Commentators on the internet are more reliable. James Ward traced back the meme to its source, and wrote up his thoughts. Here, we're informed that the first mention came from a Twitter account, who claimed to have come across the document on a super-sekrit The Facebook group for members of the Anonymous hacktivist organisation. The document follows the Twitterer's conversation topics, talking a lot about Norwich City FC and hostility towards gay men.
How much fashion does this explanation contain? "Twitter" and "The Facebook" are the most well-publicised new media, most UK-produced programmes will have something on one or both of these foreign companies. "Anonymous" is a group of people who take it upon themselves to protest on the internet, usually by changing a website or blocking access to it.
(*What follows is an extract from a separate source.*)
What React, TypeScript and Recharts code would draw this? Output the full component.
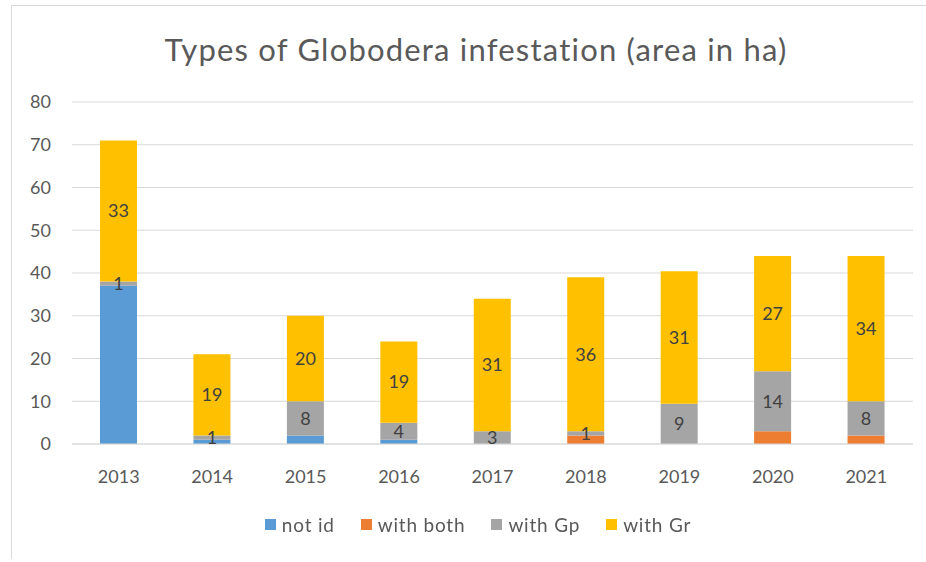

The traditional media has started to pay attention to this form of activity in the last few months, and Anonymous might be portrayed as the Root of All Evil In the World. Especially as that media scapegoat position has recently been left empty by the enforced death of the previous title-holder. This leaderless and decentralised Anonymous group has been blamed for the failed revolution in Iran, security breaches at Sony, and subverting Fine Gael's send-a-valentine service.
Even Adrian Chiles knows who Sony are.
Did we mention Sony? We mentioned Sony. That's a familiar name. They part-own the record label Sony/BMG, and one of that company's employees is cheese-toaster owner Mr. Simon Cowell. In the first line, the writer claimed to be an executive with Sony Music UK, and everything this person said would, indirectly, reflect back on Sony. If we're to believe the document, Sony was aware of this corruption, and did nothing to stop it.
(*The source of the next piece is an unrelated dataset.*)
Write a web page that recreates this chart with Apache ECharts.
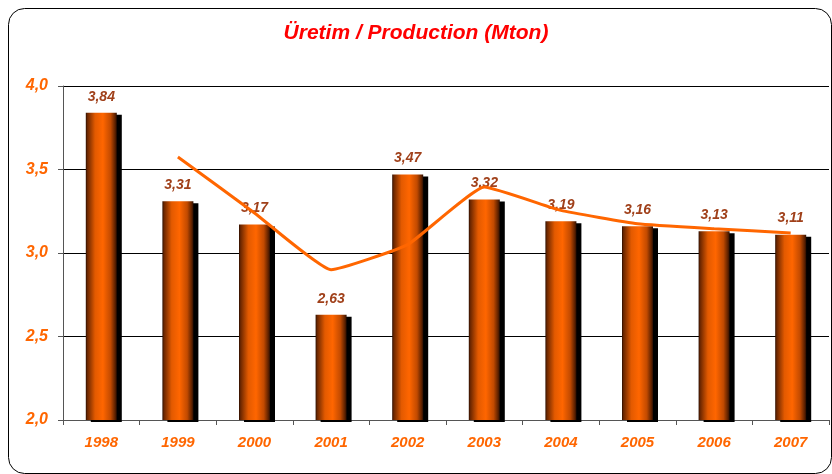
<!DOCTYPE html>
<html>
<head>
<meta charset="utf-8">
<title>Üretim / Production</title>
<script src="https://cdn.jsdelivr.net/npm/echarts@6/dist/echarts.min.js"></script>
<style>
  html, body { margin: 0; padding: 0; background: #fff; }
  #main { width: 832px; height: 474px; }
</style>
</head>
<body>
<div id="main"></div>
<script>
// data
var years = ['1998', '1999', '2000', '2001', '2002', '2003', '2004', '2005', '2006', '2007'];
var production = [3.84, 3.31, 3.17, 2.63, 3.47, 3.32, 3.19, 3.16, 3.13, 3.11];
var trend = [null, 3.575, 3.24, 2.90, 3.05, 3.395, 3.255, 3.175, 3.145, 3.12];
var yTicks = ['2,0', '2,5', '3,0', '3,5', '4,0'];

var font = '"Liberation Sans Narrow", "Liberation Sans", Arial, sans-serif';

var myChart = echarts.init(document.getElementById('main'));

var option = {
    animation: false,
    title: {
        text: 'Üretim / Production (Mton)',
        left: 'center',
        top: 18,
        textStyle: { color: '#ff0000', fontSize: 21, fontStyle: 'italic', fontWeight: 'bold', fontFamily: font }
    },
    graphic: [{
        type: 'rect',
        left: 6, top: 6,
        shape: { width: 823, height: 465, r: 16 },
        style: { fill: 'none', stroke: '#000', lineWidth: 1 },
        z: -1
    }],
    grid: { left: 63, right: 3, top: 86, bottom: 54 },
    xAxis: {
        type: 'category',
        data: years,
        axisLine: { lineStyle: { color: '#555' } },
        axisTick: { show: true, length: 5, lineStyle: { color: '#555' } },
        axisLabel: {
            color: '#ff6600', fontSize: 15, fontStyle: 'italic', fontWeight: 'bold', fontFamily: font, margin: 15
        }
    },
    yAxis: {
        type: 'value',
        min: 2, max: 4, interval: 0.5,
        axisLine: { show: true, lineStyle: { color: '#555' } },
        axisTick: { show: true, length: 5, lineStyle: { color: '#555' } },
        splitLine: { lineStyle: { color: '#000', width: 1 } },
        axisLabel: {
            color: '#ff6600', fontSize: 16, fontStyle: 'italic', fontWeight: 'bold', fontFamily: font, margin: 15,
            formatter: function (v) { return yTicks[Math.round((v - 2) / 0.5)]; }
        }
    },
    series: [
        {
            name: 'Üretim',
            type: 'bar',
            data: production,
            barWidth: 31,
            itemStyle: {
                color: new echarts.graphic.LinearGradient(0, 0, 1, 0, [
                    { offset: 0, color: '#2a0d00' },
                    { offset: 0.05, color: '#6a2600' },
                    { offset: 0.3, color: '#e35a00' },
                    { offset: 0.55, color: '#ff6600' },
                    { offset: 0.8, color: '#c24a00' },
                    { offset: 0.95, color: '#5a2000' },
                    { offset: 1, color: '#2a0d00' }
                ]),
                shadowColor: '#000',
                shadowOffsetX: 5,
                shadowOffsetY: 2,
                shadowBlur: 0
            },
            label: {
                show: true,
                position: 'top',
                distance: 9,
                color: '#a0401a',
                fontSize: 14,
                fontStyle: 'italic',
                fontWeight: 'bold',
                fontFamily: font,
                formatter: function (p) { return p.value.toFixed(2).replace('.', ','); }
            }
        },
        {
            name: 'Trend',
            type: 'line',
            data: trend,
            smooth: 0.12,
            symbol: 'none',
            lineStyle: { color: '#ff6600', width: 3 },
            z: 3
        }
    ]
};

myChart.setOption(option);
</script>
</body>
</html>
It's generally accepted that the essay is mostly (if not entirely) untrue, not least because the "inevitable winner", the anointed one for whom the contest was rigged, didn't win. We wonder if the kerfuffle was aimed not at that contender, not directly at Mr. Cowell and his entertainment behemoth, but at his employers.
If the aim was to get the nation discussing Britain's Got Talent, the pranksters succeeded. If the aim was to discredit the show, and indirectly to damage Simon Cowell, they can chalk up success. If the aim was to rubbish Sony, that might have been a little too indirect to achieve.
For the second time this year, we reckon we've been trolled.
This Week And Next
Ratings for the week to 29 May have arrived, and show that Britain's Got Talent on Sunday remained popular, with 9.9m people seeing the show. The Apprentice is still gaining viewers, 8.6m for the main show, 3.45m for You're Fired. The Million Pound Drop ended its run with a series-best 2.55m.
Celebrity Juice was in highlights mode, and only 1.91m people tuned in. Talent on ITV-HD took another 1.19m viewers, and Come Dine With Me had 810,000 on More4. Pop Idle US pulled 700,000 viewers, and School of Silence 310,000.
It's BBC Cardiff Singer of the World week (from Tuesday on Radio 3 at 1pm, BBC4 at 7.30 and BBC2 Wales at 10pm). Bungalow owners Dick and Dom return with Splatalot (CBBC, 4.30 weekdays). Britain's Got Talent US comes to ITV2 (from 8pm Tuesday. CAUTION: contains Piers Morgan). Some new shows try to entertain on Saturday nights: Odd One In (7.15), a series of Penn & Teller: Fool Us (8pm), and newcomer The Marriage Ref (9pm). They're all on ITV, so won't entertain. And with it being the Friday in mid-June, it's the first Big Brother eviction of ... what? Oh. Just bung on Come Dine with Me (C4, 8pm Friday) and 8 Out of 10 Cats (C4, 9pm Friday). And remember to vote a woman off first.